=== WHAT THIS TASK INVOLVES ===
Begin with the line containing "What Chart.js code" and end with the line containing "const SHIFT = 7;". Give those lines again exactly, leaving out the images.

=== Rows from a dataset of charts and code ===
------------------------------------

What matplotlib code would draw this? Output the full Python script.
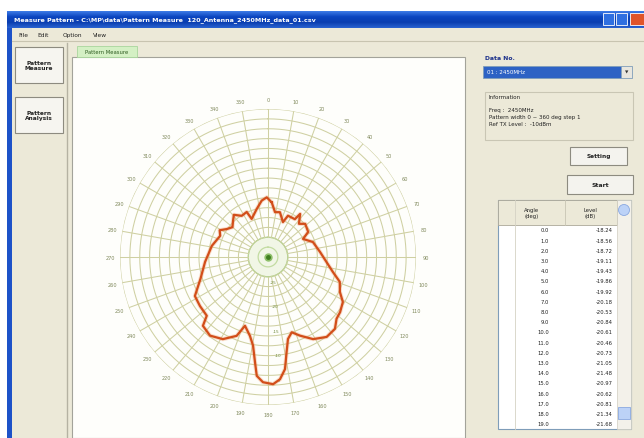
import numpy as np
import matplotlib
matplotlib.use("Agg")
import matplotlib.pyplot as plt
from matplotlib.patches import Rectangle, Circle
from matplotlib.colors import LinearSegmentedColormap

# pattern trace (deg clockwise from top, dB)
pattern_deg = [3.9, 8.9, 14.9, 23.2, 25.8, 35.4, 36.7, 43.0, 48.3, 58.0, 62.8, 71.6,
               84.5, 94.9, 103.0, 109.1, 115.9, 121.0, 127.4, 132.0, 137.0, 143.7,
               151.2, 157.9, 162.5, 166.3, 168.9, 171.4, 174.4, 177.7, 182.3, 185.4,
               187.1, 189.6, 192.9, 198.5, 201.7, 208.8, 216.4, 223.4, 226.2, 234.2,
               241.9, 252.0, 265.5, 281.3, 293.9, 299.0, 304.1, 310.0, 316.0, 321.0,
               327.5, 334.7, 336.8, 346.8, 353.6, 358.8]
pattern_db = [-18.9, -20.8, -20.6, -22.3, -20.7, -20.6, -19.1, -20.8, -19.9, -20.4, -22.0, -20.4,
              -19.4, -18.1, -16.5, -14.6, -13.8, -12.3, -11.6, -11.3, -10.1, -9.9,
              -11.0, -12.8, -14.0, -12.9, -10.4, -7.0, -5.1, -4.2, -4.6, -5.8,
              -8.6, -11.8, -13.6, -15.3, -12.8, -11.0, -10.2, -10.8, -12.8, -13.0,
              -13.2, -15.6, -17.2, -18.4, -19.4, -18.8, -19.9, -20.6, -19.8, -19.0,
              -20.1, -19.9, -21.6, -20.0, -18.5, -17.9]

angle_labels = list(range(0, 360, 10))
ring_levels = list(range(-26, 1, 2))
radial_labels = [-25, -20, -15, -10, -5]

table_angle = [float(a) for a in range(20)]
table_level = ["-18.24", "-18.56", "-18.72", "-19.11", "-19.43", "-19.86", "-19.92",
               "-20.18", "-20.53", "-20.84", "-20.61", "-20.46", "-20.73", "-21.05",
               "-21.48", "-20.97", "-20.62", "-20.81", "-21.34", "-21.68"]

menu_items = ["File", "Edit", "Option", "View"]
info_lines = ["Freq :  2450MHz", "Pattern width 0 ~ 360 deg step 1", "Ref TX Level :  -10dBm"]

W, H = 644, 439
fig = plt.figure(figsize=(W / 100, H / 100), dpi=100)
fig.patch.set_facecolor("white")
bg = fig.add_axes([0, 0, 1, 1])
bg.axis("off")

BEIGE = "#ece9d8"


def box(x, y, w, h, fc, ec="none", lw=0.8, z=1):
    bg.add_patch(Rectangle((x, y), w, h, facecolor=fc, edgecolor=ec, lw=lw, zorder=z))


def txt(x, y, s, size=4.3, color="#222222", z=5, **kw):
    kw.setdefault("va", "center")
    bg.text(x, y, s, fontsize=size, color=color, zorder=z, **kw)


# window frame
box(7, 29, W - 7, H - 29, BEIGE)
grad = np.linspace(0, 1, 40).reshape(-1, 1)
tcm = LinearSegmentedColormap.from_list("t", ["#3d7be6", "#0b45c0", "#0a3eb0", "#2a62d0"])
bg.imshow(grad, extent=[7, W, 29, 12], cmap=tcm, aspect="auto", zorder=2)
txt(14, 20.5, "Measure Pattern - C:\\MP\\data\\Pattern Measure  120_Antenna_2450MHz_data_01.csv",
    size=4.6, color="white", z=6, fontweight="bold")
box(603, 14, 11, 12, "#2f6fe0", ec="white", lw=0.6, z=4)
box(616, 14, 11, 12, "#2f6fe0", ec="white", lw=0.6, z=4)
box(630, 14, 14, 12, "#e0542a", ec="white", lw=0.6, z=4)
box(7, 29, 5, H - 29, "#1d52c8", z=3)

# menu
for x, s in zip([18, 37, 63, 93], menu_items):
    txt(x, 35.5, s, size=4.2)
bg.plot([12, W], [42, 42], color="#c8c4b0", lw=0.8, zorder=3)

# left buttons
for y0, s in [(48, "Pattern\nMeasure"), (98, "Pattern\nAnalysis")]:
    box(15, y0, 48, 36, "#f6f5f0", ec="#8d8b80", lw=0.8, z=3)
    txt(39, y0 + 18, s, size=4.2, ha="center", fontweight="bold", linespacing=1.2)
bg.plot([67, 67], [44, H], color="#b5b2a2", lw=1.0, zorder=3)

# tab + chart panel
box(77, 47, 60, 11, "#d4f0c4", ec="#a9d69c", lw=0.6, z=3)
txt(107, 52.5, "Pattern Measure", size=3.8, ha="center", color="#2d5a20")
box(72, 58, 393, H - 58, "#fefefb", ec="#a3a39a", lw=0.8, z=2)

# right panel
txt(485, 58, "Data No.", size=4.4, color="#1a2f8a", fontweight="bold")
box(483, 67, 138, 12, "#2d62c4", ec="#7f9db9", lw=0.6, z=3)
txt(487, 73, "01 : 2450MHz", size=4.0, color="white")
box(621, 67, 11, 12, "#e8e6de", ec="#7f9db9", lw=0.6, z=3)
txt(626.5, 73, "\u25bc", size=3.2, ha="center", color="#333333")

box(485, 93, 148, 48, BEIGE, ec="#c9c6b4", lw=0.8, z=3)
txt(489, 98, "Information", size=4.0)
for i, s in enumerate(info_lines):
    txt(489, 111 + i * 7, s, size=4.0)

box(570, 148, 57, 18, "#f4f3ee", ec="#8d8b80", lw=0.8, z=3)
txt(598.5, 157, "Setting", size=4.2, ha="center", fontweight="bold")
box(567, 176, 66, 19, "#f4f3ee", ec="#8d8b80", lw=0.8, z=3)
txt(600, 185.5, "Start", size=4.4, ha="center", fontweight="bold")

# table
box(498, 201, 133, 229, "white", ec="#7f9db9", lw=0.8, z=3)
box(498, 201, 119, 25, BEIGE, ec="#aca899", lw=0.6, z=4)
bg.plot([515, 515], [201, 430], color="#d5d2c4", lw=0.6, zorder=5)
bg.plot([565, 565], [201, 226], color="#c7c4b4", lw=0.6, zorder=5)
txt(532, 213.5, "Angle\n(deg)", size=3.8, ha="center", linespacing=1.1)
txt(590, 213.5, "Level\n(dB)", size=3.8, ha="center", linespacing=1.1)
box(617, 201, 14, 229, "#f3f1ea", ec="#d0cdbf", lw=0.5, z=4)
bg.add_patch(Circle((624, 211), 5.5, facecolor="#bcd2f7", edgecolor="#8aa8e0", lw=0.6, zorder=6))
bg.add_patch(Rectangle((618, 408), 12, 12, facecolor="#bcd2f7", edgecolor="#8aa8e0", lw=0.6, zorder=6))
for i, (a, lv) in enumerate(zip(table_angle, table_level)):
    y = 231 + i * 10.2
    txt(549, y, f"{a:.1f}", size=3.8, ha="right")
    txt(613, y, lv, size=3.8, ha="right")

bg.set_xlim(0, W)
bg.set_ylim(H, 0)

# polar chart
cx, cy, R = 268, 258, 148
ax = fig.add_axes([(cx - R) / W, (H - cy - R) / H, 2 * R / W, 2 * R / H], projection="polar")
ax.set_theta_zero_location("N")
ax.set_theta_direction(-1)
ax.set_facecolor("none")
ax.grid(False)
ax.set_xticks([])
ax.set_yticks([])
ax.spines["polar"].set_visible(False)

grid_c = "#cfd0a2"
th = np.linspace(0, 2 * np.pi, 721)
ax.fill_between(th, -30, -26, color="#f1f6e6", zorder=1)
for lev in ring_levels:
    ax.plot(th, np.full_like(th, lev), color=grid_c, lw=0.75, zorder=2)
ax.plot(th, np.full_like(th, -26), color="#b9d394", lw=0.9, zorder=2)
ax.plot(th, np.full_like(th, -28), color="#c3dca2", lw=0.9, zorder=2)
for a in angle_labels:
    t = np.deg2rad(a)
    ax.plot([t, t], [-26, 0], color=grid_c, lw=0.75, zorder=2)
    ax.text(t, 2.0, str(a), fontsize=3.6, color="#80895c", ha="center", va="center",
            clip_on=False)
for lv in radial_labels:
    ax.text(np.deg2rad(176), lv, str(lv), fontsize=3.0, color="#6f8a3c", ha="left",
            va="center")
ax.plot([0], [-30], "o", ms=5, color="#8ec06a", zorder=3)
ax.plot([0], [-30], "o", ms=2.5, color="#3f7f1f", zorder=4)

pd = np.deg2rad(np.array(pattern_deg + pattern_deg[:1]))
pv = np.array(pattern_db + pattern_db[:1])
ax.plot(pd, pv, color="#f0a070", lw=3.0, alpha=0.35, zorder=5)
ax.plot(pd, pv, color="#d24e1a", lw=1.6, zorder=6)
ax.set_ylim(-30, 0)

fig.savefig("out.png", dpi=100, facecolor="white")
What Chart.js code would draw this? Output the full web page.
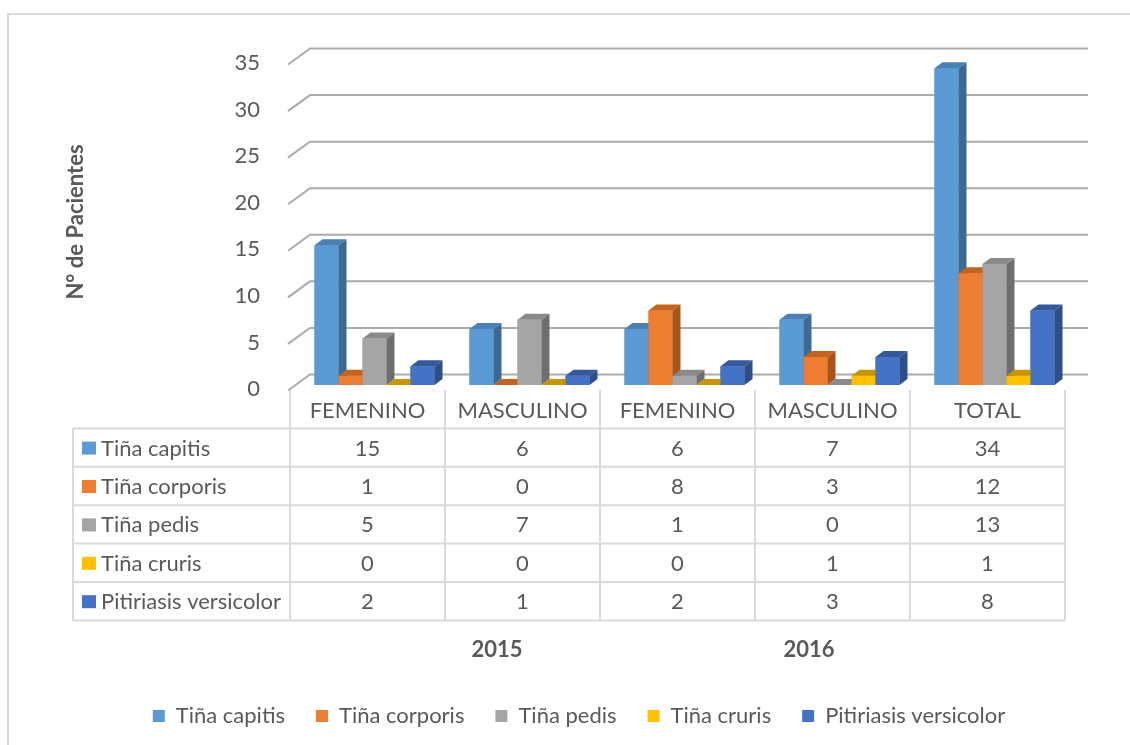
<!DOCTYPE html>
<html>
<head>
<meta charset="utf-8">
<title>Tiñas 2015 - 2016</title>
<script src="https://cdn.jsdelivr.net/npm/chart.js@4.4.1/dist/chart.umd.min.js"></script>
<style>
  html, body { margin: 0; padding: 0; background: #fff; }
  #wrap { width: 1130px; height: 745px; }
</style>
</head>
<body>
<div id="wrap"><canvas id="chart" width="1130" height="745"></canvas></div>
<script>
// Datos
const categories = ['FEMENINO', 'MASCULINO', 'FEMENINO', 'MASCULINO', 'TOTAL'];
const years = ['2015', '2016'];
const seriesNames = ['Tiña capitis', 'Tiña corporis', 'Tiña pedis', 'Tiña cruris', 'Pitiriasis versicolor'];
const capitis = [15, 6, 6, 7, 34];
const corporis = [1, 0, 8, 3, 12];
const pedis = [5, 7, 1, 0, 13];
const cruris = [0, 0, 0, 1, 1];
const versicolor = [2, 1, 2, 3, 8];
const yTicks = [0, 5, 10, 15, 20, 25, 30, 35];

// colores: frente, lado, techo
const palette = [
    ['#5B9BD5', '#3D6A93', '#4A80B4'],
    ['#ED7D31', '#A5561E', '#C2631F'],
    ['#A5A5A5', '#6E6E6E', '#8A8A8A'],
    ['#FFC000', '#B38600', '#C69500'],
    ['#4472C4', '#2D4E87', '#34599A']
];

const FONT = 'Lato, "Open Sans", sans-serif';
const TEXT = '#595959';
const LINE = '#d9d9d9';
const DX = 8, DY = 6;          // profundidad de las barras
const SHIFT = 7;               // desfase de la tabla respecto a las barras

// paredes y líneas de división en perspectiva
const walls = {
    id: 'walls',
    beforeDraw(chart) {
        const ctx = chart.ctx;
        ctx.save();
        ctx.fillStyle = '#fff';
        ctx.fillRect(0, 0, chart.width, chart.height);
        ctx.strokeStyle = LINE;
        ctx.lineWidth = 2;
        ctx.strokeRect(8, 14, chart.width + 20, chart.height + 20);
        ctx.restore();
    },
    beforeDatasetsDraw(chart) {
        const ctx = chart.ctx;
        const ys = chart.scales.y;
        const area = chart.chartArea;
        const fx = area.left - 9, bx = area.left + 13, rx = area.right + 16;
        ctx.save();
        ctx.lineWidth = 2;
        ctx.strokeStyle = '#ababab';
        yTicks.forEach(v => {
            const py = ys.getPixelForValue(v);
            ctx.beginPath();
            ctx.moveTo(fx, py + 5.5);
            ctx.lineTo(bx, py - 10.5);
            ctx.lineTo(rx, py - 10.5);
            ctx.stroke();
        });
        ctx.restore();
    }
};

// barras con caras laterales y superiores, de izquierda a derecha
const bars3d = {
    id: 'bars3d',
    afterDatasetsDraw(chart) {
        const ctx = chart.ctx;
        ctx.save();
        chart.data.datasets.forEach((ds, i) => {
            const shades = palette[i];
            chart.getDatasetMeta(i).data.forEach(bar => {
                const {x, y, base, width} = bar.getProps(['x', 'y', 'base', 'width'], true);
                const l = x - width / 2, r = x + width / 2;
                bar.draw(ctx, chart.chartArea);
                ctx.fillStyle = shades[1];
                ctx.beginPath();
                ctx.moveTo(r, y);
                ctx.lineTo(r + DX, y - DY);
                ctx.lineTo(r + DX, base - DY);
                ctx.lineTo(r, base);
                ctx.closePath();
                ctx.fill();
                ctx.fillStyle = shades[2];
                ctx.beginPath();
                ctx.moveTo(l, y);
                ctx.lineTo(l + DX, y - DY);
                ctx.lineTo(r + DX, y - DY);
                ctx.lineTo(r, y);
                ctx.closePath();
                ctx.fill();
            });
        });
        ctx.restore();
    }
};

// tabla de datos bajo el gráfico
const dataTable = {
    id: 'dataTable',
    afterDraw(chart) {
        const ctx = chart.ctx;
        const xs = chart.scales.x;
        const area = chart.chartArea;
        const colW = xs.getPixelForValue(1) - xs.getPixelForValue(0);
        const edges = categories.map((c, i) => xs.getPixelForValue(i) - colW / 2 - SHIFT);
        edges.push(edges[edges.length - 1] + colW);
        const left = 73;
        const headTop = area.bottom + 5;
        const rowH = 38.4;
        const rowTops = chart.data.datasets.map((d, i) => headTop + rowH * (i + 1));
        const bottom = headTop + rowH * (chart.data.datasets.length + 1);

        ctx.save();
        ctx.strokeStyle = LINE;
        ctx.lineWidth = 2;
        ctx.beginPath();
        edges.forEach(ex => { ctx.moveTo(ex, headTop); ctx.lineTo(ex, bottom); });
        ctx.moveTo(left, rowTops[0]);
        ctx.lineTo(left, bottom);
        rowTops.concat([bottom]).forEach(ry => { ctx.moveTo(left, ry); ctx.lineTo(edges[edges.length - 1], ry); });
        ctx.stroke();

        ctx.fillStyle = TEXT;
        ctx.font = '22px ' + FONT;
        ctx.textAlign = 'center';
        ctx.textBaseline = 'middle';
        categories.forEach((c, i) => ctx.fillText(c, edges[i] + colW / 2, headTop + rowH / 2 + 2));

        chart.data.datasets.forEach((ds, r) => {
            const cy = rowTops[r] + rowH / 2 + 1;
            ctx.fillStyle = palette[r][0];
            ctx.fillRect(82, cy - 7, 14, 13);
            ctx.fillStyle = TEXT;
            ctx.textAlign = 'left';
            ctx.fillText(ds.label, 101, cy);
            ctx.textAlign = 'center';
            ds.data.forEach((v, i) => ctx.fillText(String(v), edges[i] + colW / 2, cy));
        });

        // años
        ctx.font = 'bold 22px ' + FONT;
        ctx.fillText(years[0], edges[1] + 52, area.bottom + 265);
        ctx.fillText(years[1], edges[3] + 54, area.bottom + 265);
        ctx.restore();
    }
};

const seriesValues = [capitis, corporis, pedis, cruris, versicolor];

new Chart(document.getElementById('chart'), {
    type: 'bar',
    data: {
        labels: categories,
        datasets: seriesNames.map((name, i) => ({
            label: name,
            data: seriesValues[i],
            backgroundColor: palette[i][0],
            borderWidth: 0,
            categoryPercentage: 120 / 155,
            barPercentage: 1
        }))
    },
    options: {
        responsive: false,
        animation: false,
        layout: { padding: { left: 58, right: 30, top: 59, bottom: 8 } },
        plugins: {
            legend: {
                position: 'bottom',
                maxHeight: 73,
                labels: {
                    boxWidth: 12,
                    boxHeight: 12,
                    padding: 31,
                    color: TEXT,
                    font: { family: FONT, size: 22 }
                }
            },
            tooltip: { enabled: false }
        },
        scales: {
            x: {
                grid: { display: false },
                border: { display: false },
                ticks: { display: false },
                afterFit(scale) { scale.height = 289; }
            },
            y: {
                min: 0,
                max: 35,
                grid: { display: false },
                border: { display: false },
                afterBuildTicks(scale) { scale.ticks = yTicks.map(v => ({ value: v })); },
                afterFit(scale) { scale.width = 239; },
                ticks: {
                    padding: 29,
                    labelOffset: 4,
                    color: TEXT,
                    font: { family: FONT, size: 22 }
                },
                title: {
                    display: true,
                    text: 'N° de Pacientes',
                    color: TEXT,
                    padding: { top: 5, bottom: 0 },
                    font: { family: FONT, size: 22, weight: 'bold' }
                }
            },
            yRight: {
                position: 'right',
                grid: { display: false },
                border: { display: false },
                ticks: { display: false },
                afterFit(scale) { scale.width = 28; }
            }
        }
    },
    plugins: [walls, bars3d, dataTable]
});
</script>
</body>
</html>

------------------------------------

=== THE REPLY ===
What Chart.js code would draw this? Output the full web page.
<!DOCTYPE html>
<html>
<head>
<meta charset="utf-8">
<title>Tiñas 2015 - 2016</title>
<script src="https://cdn.jsdelivr.net/npm/chart.js@4.4.1/dist/chart.umd.min.js"></script>
<style>
  html, body { margin: 0; padding: 0; background: #fff; }
  #wrap { width: 1130px; height: 745px; }
</style>
</head>
<body>
<div id="wrap"><canvas id="chart" width="1130" height="745"></canvas></div>
<script>
// Datos
const categories = ['FEMENINO', 'MASCULINO', 'FEMENINO', 'MASCULINO', 'TOTAL'];
const years = ['2015', '2016'];
const seriesNames = ['Tiña capitis', 'Tiña corporis', 'Tiña pedis', 'Tiña cruris', 'Pitiriasis versicolor'];
const capitis = [15, 6, 6, 7, 34];
const corporis = [1, 0, 8, 3, 12];
const pedis = [5, 7, 1, 0, 13];
const cruris = [0, 0, 0, 1, 1];
const versicolor = [2, 1, 2, 3, 8];
const yTicks = [0, 5, 10, 15, 20, 25, 30, 35];

// colores: frente, lado, techo
const palette = [
    ['#5B9BD5', '#3D6A93', '#4A80B4'],
    ['#ED7D31', '#A5561E', '#C2631F'],
    ['#A5A5A5', '#6E6E6E', '#8A8A8A'],
    ['#FFC000', '#B38600', '#C69500'],
    ['#4472C4', '#2D4E87', '#34599A']
];

const FONT = 'Lato, "Open Sans", sans-serif';
const TEXT = '#595959';
const LINE = '#d9d9d9';
const DX = 8, DY = 6;          // profundidad de las barras
const SHIFT = 7;               // desfase de la tabla respecto a las barras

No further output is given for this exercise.